Factor Graph-Based Smoothing Without Matrix Inversion for Highly Precise Localization

We consider the problem of localizing a manned, semi-autonomous, or autonomous vehicle in the environment using information coming from the vehicle's sensors, a problem known as navigation or simultaneous localization and mapping (SLAM) depending on the context. To infer knowledge from sensors' measurements, while drawing on a priori knowledge about the vehicle's dynamics, modern approaches solve an optimization problem to compute the most likely trajectory given all past observations, an approach known as smoothing. Improving smoothing solvers is an active field of research in the SLAM community. Most work is focused on reducing computation load by inverting the involved linear system while preserving its sparsity. The present paper raises an issue which, to the knowledge of the authors, has not been addressed yet: standard smoothing solvers require explicitly using the inverse of sensor noise covariance matrices. This means the parameters that reflect the noise magnitude must be sufficiently large for the smoother to properly function.

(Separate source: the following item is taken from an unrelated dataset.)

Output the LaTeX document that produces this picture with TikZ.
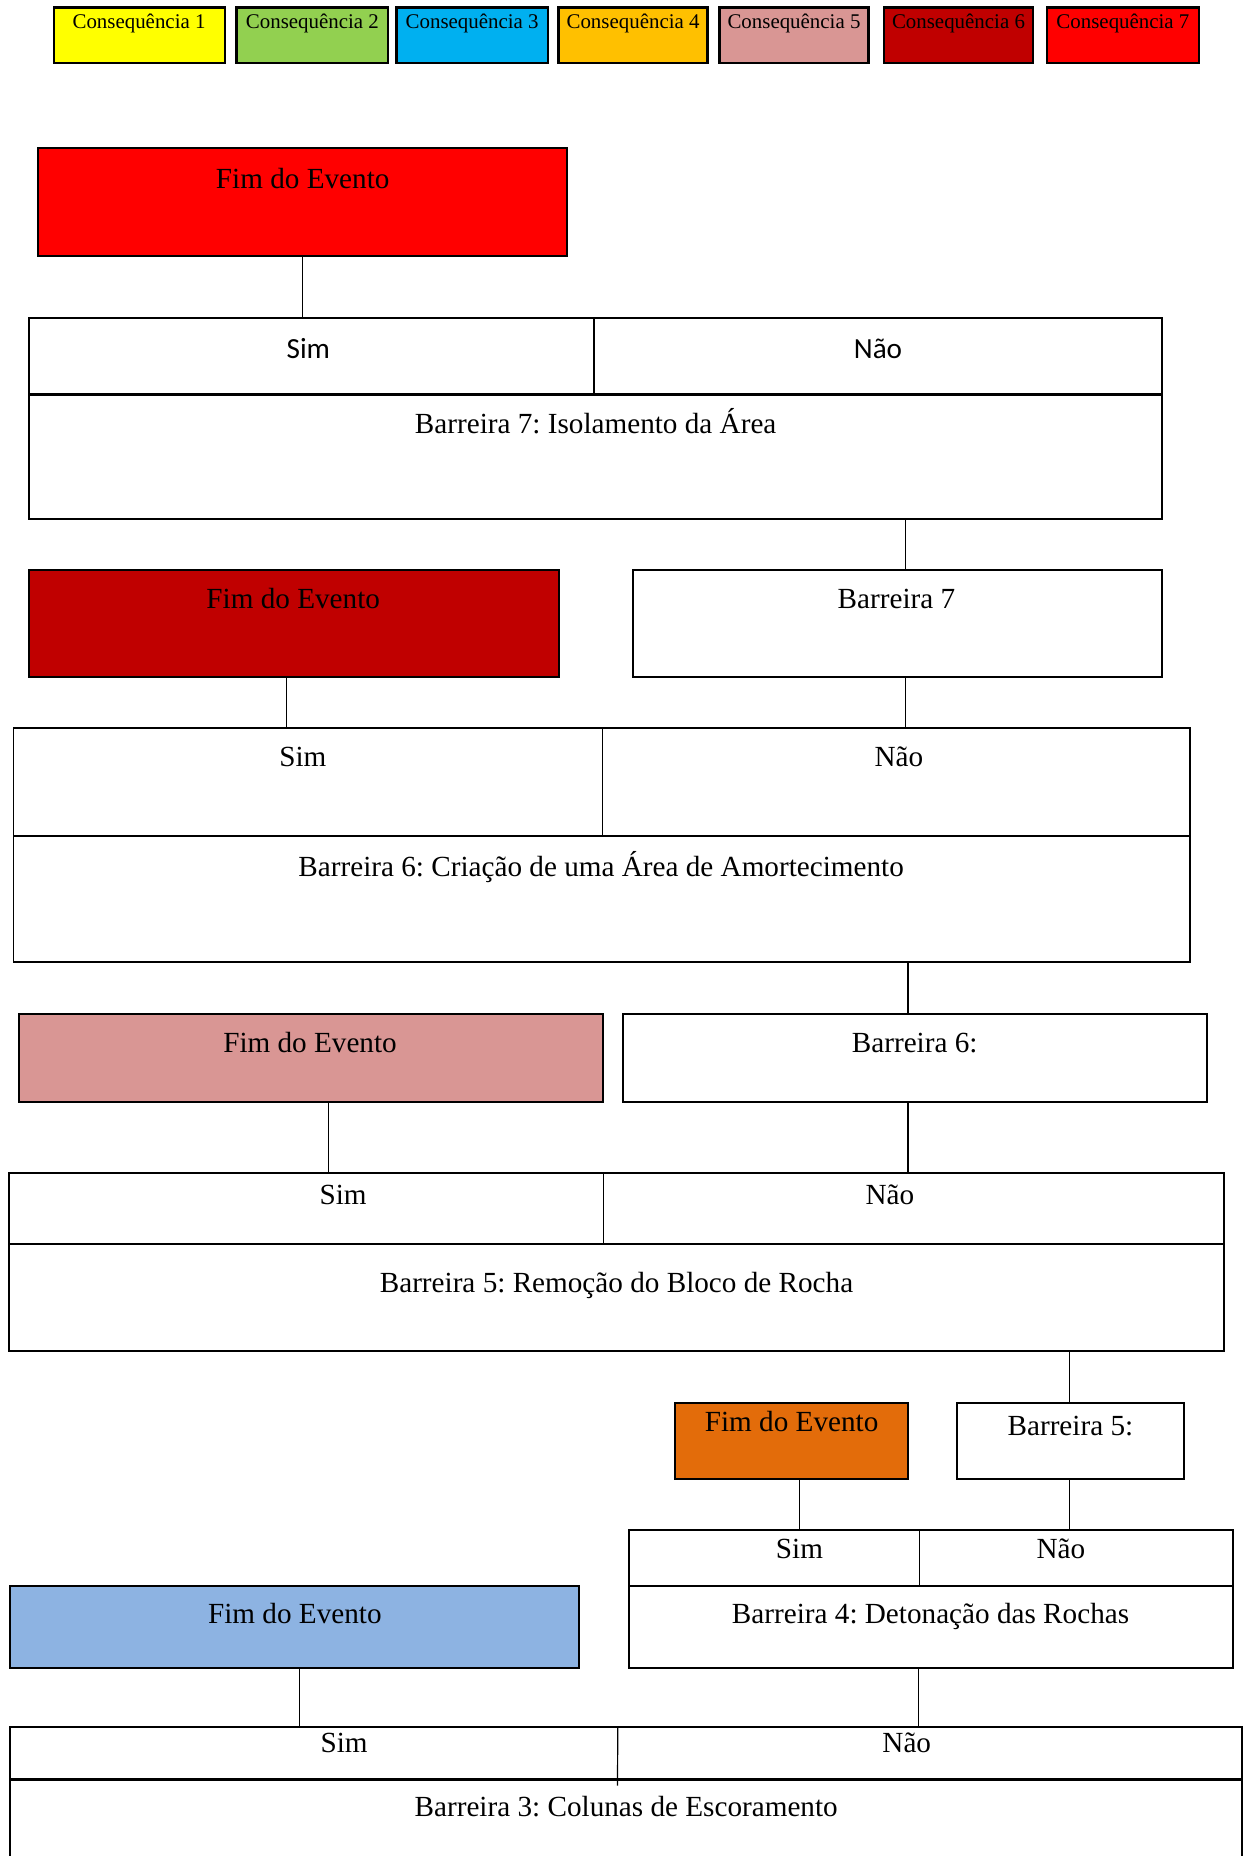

When matrices are close to singular, which is the case when using high precision modern inertial measurement units (IMU), numerical issues necessarily arise, especially with 32-bits implementation demanded by most industrial aerospace applications. We discuss these issues and propose a solution that builds upon the Kalman filter to improve smoothing algorithms. We then leverage the results to devise a localization algorithm based on fusion of IMU and vision sensors. Successful real experiments using an actual car equipped with a tactical grade high performance IMU and a LiDAR illustrate the relevance of the approach to the field of autonomous vehicles.